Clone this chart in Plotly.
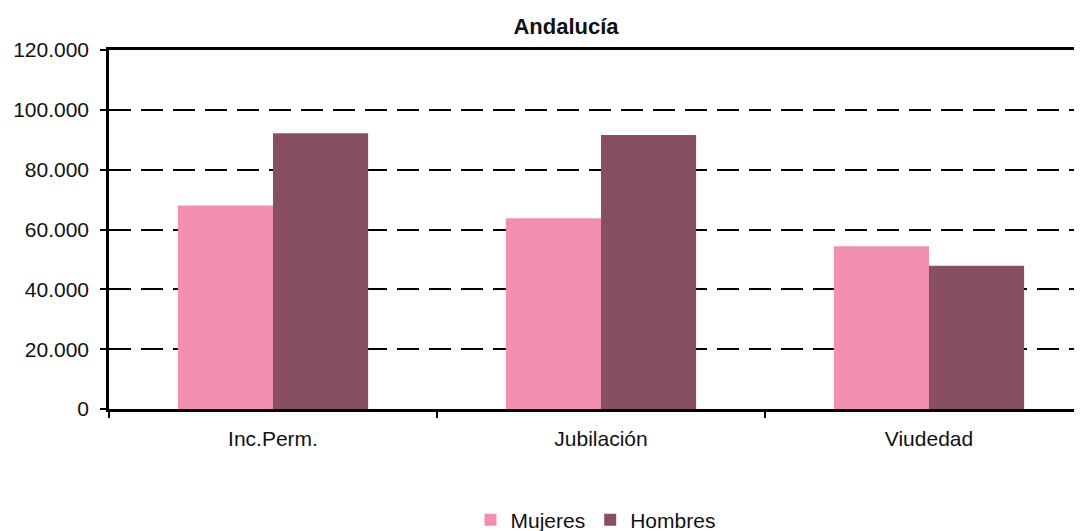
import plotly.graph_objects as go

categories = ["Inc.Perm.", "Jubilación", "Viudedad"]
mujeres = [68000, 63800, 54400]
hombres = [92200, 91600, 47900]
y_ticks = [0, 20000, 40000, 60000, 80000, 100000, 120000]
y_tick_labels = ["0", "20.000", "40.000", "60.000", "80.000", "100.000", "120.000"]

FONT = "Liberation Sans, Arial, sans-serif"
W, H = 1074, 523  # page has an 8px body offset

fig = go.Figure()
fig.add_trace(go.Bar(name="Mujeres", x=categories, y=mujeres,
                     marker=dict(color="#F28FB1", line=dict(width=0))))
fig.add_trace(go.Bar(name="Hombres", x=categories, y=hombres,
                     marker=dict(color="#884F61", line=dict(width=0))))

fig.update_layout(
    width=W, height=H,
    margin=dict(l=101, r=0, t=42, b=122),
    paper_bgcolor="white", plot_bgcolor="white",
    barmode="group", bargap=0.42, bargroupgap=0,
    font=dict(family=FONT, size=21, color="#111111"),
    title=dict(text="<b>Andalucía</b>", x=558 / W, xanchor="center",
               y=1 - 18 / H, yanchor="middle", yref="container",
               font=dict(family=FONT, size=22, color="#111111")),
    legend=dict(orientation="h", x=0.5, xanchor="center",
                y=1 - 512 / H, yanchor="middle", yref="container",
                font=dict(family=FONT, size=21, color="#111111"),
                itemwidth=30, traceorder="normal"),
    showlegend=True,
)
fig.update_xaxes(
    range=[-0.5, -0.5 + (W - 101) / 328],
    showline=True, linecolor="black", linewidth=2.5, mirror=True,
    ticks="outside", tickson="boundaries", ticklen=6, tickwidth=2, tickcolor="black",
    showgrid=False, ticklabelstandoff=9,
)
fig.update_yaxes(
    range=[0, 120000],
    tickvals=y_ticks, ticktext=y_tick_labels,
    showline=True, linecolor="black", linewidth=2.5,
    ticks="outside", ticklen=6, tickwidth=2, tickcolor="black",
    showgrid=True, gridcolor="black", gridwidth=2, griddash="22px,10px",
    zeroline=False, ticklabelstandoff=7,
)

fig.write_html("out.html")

(WHAT TO DO):
Repeat the lines exactly as they stand, from the opening line of the data through the line with "W, H = 1074, 523". Pictures stay out of the copy.

(RESULT):
Clone this chart in Plotly.
import plotly.graph_objects as go

categories = ["Inc.Perm.", "Jubilación", "Viudedad"]
mujeres = [68000, 63800, 54400]
hombres = [92200, 91600, 47900]
y_ticks = [0, 20000, 40000, 60000, 80000, 100000, 120000]
y_tick_labels = ["0", "20.000", "40.000", "60.000", "80.000", "100.000", "120.000"]

FONT = "Liberation Sans, Arial, sans-serif"
W, H = 1074, 523  # page has an 8px body offset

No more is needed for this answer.